By contrast, BMW and Mercedes release dozens of car models every year, with many variations in trim, car size, engine size, price, and so on. Because of all these models the typical onlooker doesn't know the cost and functionality/performance of a BMW or Mercedes he sees on the street. BMW and Mercedes don't seem to consider any one model particularly special -- otherwise why release so many versions? They can't all be best-in-class, and if the typical onlooker can't discern which is best-in-class then why should he care about the brand or aspire to own the vehicle?

The author owns stock shares of Apple.

"Quality is the Best Business Plan, Period" and the Low End Dilemma

The quote above comes from John Lasseter, the chief creative officer at Pixar. A similar quote comes from a Jony Ive interview on Apple's product design process: "If it's not very good we should just stop ...." I think these quotes capture why certain companies -- BMW, Mercedes, Porsche, Ferrari, Disney/Pixar, Apple, and so on -- survive and prosper over such a long time period.
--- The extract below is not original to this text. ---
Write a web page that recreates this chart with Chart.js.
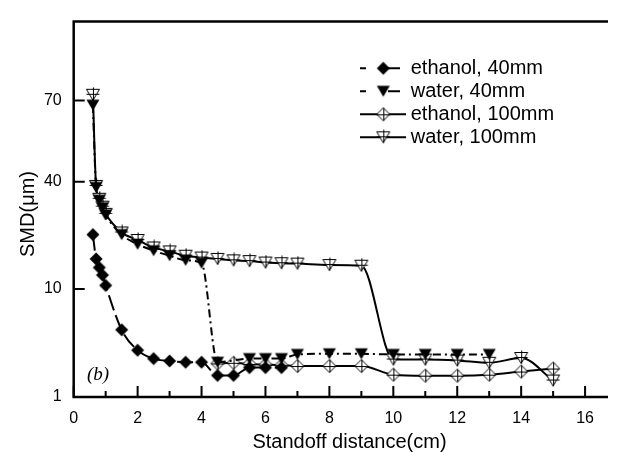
<!DOCTYPE html>
<html><head><meta charset="utf-8">
<script src="https://cdn.jsdelivr.net/npm/chart.js@4/dist/chart.umd.min.js"></script>
<style>html,body{margin:0;padding:0;background:#fff;} #wrap{width:617px;height:452px;position:relative;}</style>
</head><body><div id="wrap"><canvas id="c"></canvas></div>
<script>
// ---------------- data ----------------
const seriesLabels = ['ethanol, 40mm', 'water, 40mm', 'ethanol, 100mm', 'water, 100mm'];

const xEthanol40 = [0.6, 0.7, 0.8, 0.9, 1.0, 1.5, 2.0, 2.5, 3.0, 3.5, 4.0, 4.5, 5.0, 5.5, 6.0, 6.5];
const yEthanol40 = [25.2, 18.4, 16.0, 13.9, 11.0, 6.6, 4.9, 4.2, 4.0, 3.9, 3.9, 2.8, 2.8, 3.45, 3.45, 3.45];

const xWater40 = [0.6, 0.7, 0.8, 0.9, 1.0, 1.5, 2.0, 2.5, 3.0, 3.5, 4.0, 4.5, 5.5, 6.0, 6.5, 7, 8, 9, 10, 11, 12, 13];
const yWater40 = [68.3, 38.4, 34.8, 32.7, 30.7, 25.2, 22.5, 20.7, 19.3, 18.0, 17.2, 3.9, 4.2, 4.2, 4.2, 4.55, 4.6, 4.6, 4.55, 4.55, 4.55, 4.55];

const xEthanol100 = [4.5, 5, 5.5, 6, 6.5, 7, 8, 9, 10, 11, 12, 13, 14, 15];
const yEthanol100 = [3.8, 3.85, 3.75, 3.7, 3.65, 3.58, 3.58, 3.58, 2.86, 2.78, 2.78, 2.86, 3.12, 3.37];

const xWater100 = [0.6, 0.7, 0.8, 0.9, 1.0, 1.5, 2, 2.5, 3, 3.5, 4, 4.5, 5, 5.5, 6, 6.5, 7, 8, 9, 10, 11, 12, 13, 14, 15];
const yWater100 = [72.2, 38.8, 35.2, 33.0, 31.0, 25.8, 23.7, 21.6, 20.5, 19.3, 18.8, 18.4, 18.0, 17.8, 17.4, 17.2, 17.1, 16.7, 16.5, 4.12, 4.12, 4.04, 3.85, 4.25, 2.37];

const xTickValues = [0,1,2,3,4,5,6,7,8,9,10,11,12,13,14,15,16];
const yTickValues = [1, 10, 40, 70];

// ---------------- custom (piecewise) y scale as in the original figure ----------------
const Y_STOPS = [[1, 0], [10, 0.2877], [40, 0.5737], [70, 0.7897], [100, 1.0]];
class PiecewiseScale extends Chart.Scale {
  determineDataLimits() { this.min = Y_STOPS[0][0]; this.max = Y_STOPS[Y_STOPS.length - 1][0]; }
  buildTicks() { return yTickValues.map(v => ({ value: v })); }
  getLabelForValue(v) { return String(v); }
  _dec(v) {
    for (let i = 1; i < Y_STOPS.length; i++) {
      if (v <= Y_STOPS[i][0] || i === Y_STOPS.length - 1) {
        const [v0, d0] = Y_STOPS[i - 1], [v1, d1] = Y_STOPS[i];
        return d0 + (v - v0) / (v1 - v0) * (d1 - d0);
      }
    }
  }
  getPixelForValue(v) { return this.getPixelForDecimal(this._dec(v)); }
  getValueForPixel(p) {
    const d = this.getDecimalForPixel(p);
    for (let i = 1; i < Y_STOPS.length; i++) {
      if (d <= Y_STOPS[i][1] || i === Y_STOPS.length - 1) {
        const [v0, d0] = Y_STOPS[i - 1], [v1, d1] = Y_STOPS[i];
        return v0 + (d - d0) / (d1 - d0) * (v1 - v0);
      }
    }
  }
}
PiecewiseScale.id = 'piecewise';
PiecewiseScale.defaults = {};
Chart.register(PiecewiseScale);

// ---------------- markers ----------------
function makeMarker(kind) {
  const c = document.createElement('canvas');
  c.width = 16; c.height = 16;
  const g = c.getContext('2d');
  const cx = 8, cy = 8;
  g.lineWidth = 1; g.strokeStyle = '#000'; g.fillStyle = '#000';
  g.beginPath();
  if (kind === 'diamond' || kind === 'odiamond') {
    g.moveTo(cx, cy - 6.5); g.lineTo(cx + 6.5, cy); g.lineTo(cx, cy + 6.5); g.lineTo(cx - 6.5, cy); g.closePath();
  } else {
    g.moveTo(cx - 6.5, cy - 5.5); g.lineTo(cx + 6.5, cy - 5.5); g.lineTo(cx, cy + 5.5); g.closePath();
  }
  if (kind === 'diamond' || kind === 'tri') { g.fill(); }
  else {
    g.fillStyle = '#fff'; g.fill(); g.stroke();
    g.beginPath();
    if (kind === 'odiamond') {
      g.moveTo(cx + 0.5, cy - 6.5); g.lineTo(cx + 0.5, cy + 6.5);
      g.moveTo(cx - 6.5, cy + 0.5); g.lineTo(cx + 6.5, cy + 0.5);
    } else {
      g.moveTo(cx + 0.5, cy - 7.5); g.lineTo(cx + 0.5, cy + 5.5);
      g.moveTo(cx - 6.5, cy - 0.5); g.lineTo(cx + 6.5, cy - 0.5);
    }
    g.stroke();
  }
  return c;
}
const markers = [makeMarker('diamond'), makeMarker('tri'), makeMarker('odiamond'), makeMarker('otri')];
const dashes = [[16, 5], [8, 4, 2, 4], [], []];

function pts(xs, ys) { return xs.map((x, i) => ({ x: x, y: ys[i] })); }
const allX = [xEthanol40, xWater40, xEthanol100, xWater100];
const allY = [yEthanol40, yWater40, yEthanol100, yWater100];

const datasets = seriesLabels.map((lab, i) => ({
  label: lab,
  data: pts(allX[i], allY[i]),
  borderColor: '#000',
  backgroundColor: '#000',
  borderWidth: 2,
  borderDash: dashes[i],
  pointStyle: markers[i],
  pointRadius: 7,
  cubicInterpolationMode: 'monotone',
  clip: false
}));

const FONT = '"Liberation Sans", Arial, sans-serif';

// ---------------- frame, ticks, titles, legend ----------------
const decorPlugin = {
  id: 'decor',
  afterDraw(chart) {
    const { ctx, chartArea: a, scales: { x, y } } = chart;
    ctx.save();
    ctx.strokeStyle = '#000';
    ctx.lineWidth = 2.5;
    ctx.beginPath();
    ctx.moveTo(a.left, a.top); ctx.lineTo(a.right, a.top);
    ctx.moveTo(a.left, a.top - 1.25); ctx.lineTo(a.left, a.bottom + 1.25);
    ctx.moveTo(a.left, a.bottom); ctx.lineTo(a.right, a.bottom);
    ctx.stroke();
    ctx.lineWidth = 2;
    ctx.beginPath();
    x.ticks.forEach(t => {
      const px = x.getPixelForValue(t.value);
      const len = t.value % 2 === 0 ? 11 : 6;
      ctx.moveTo(px, a.bottom); ctx.lineTo(px, a.bottom - len);
    });
    y.ticks.forEach(t => {
      const py = y.getPixelForValue(t.value);
      ctx.moveTo(a.left, py); ctx.lineTo(a.left + 11, py);
    });
    ctx.stroke();

    // axis titles
    ctx.fillStyle = '#000';
    ctx.font = '20px ' + FONT;
    ctx.textAlign = 'center'; ctx.textBaseline = 'middle';
    ctx.fillText('Standoff distance(cm)', 349.5, 442);
    ctx.save();
    ctx.translate(28, 214); ctx.rotate(-Math.PI / 2);
    ctx.font = '20px ' + FONT;
    ctx.fillText('SMD(\u03bcm)', 0, 0);
    ctx.restore();

    // panel label
    ctx.font = 'italic 19px "Liberation Serif", "Times New Roman", serif';
    ctx.textAlign = 'left';
    ctx.fillText('(b)', 87, 375);

    // legend
    chart.data.datasets.forEach((ds, i) => {
      const ly = 68.3 + i * 23;
      ctx.lineWidth = 2;
      ctx.setLineDash([]);
      ctx.beginPath();
      if (ds.borderDash.length) {
        ctx.moveTo(360, ly); ctx.lineTo(366, ly);
        ctx.moveTo(388, ly); ctx.lineTo(400, ly);
      } else {
        ctx.moveTo(360, ly); ctx.lineTo(406, ly);
      }
      ctx.stroke();
      ctx.drawImage(ds.pointStyle, 383.3 - 8, ly - 8);
      ctx.font = '20px ' + FONT;
      ctx.textAlign = 'left'; ctx.textBaseline = 'middle';
      ctx.fillText(ds.label, 410.7, ly);
    });
    ctx.restore();
  }
};

new Chart(document.getElementById('c'), {
  type: 'line',
  data: { datasets: datasets },
  options: {
    responsive: true,
    maintainAspectRatio: false,
    animation: false,
    events: [],
    layout: { padding: { top: 9.5, right: 0, bottom: 0, left: 0 } },
    plugins: { legend: { display: false }, tooltip: { enabled: false } },
    scales: {
      x: {
        type: 'linear',
        min: 0,
        max: 16.717,
        afterBuildTicks: s => { s.ticks = xTickValues.map(v => ({ value: v })); },
        afterFit: s => { s.height = 55; },
        grid: { display: false, drawTicks: false },
        border: { display: false },
        ticks: {
          autoSkip: false, maxRotation: 0, padding: 12.4, color: '#000',
          font: { family: FONT, size: 16 },
          callback: v => (v % 2 === 0 ? String(v) : '')
        }
      },
      y: {
        type: 'piecewise',
        afterFit: s => { s.width = 73.7; },
        grid: { display: false, drawTicks: false },
        border: { display: false },
        ticks: { padding: 12, color: '#000', font: { family: FONT, size: 16 } }
      }
    }
  },
  plugins: [decorPlugin]
});
</script>
</body></html>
They consistently focus on delivering a well-designed, high quality product, which leads to a great user experience, a strong brand, and high customer loyalty. These companies all put superior product quality ahead of affordability, allowing them to survive and grow even with limited market share.

Low cost, low end products often lack the quality needed to deliver a great user experience, which leads to disloyal customers who will trade up for a high quality alternative as soon as they can afford it. A college student driving a Ford compact looks forward to the day when he can maybe afford a BMW sedan.

This may explain why Android OEM's are losing business to Apple. It may also explain why low end companies with low margins often seem to disappear, while a few luxury brands survive for decades. In the short run the low end may be appealing, especially from a market share perspective, but in the long run low end customers defect and support the survival of high quality vendors.

The Low End Dilemma

Companies with a low end, modular business model -- that are trying to disrupt incumbents making high quality products that are arguably more than good enough -- face another big challenge: making the meaningful product improvements needed to move upmarket. When a company with a low end disruptive model can't move upmarket, it ends up wallowing in the low end, engaged in unprofitable, price-based competition. See Concepts page and discussion of Clayton Christensen.

This seems like the problem currently faced by many low end Android OEM's. These OEM's are assembling modular components while trying to move upmarket to compete with companies like Apple. The problem is that it's hard to move upmarket -- with meaningful, well-designed product improvements -- with a low end business model premised on cheap, modular components. An integrated competitor focused on high quality rather than price -- like Apple -- is better positioned to make meaningful product improvements (e.g., Apple Pay and Apple's Touch ID) that distance itself from low end, modular assemblers that must rely on superficial improvements to product appearance, components, or features.

This may be why so many Android OEM "improvements" amount to unnecessary changes or features. These changes often add complexity rather than fundamentally improving a product's convenience or ease of use.

The business prospects of a modular low end player that falls too far behind an integrated company making fundamental improvements are not good.

The author owns stock shares of Apple.

Assessing When Affordability is Good Enough

If you don't have the resources/processes to make meaningful product improvements that consumers will value, then you're forced to compete based more on affordability rather than differentiating functionality.  

Integrated companies are better positioned to compete based on meaningful improvements to functionality, usability, and aesthetics.  More modular companies lack the resources/processes needed to make innovative, meaningful improvements to functionality, usability, and aesthetics.  Companies that rely on modular components are effectively forced to compete more on price because it's difficult for them to functionally differentiate their products.

And different segments of the market value different things.  The average or high end consumer values a balance of affordability, functionality, and aesthetics. The low end consumer values affordability above all else.  The problem is that it's difficult to make a truly beautiful, great product that prioritizes low end affordability.  Apple, for instance, drops price when it can, but not at the sacrifice of making something great, or something that will "put a dent in the universe."

The more complex the product (the greater the number of functional variables), and the more visible and intimate the product, the easier it is to continue making meaningful functional/aesthetic improvements that consumers will value.  In this context, it can take a long time for functionality, ease of use, and/or aesthetics to overserve the average consumer. 

The more relevant product aesthetics are, the less relevant pure price is.  GM damaged Ford's price-focused Model T business by offering higher priced cars with better aesthetics/looks.  Aesthetics explain a lot about why luxury cars continue to sell at high prices, and why luxury car makers like BMW and Mercedes have stayed in business for so long.

The author owns stock shares of Apple.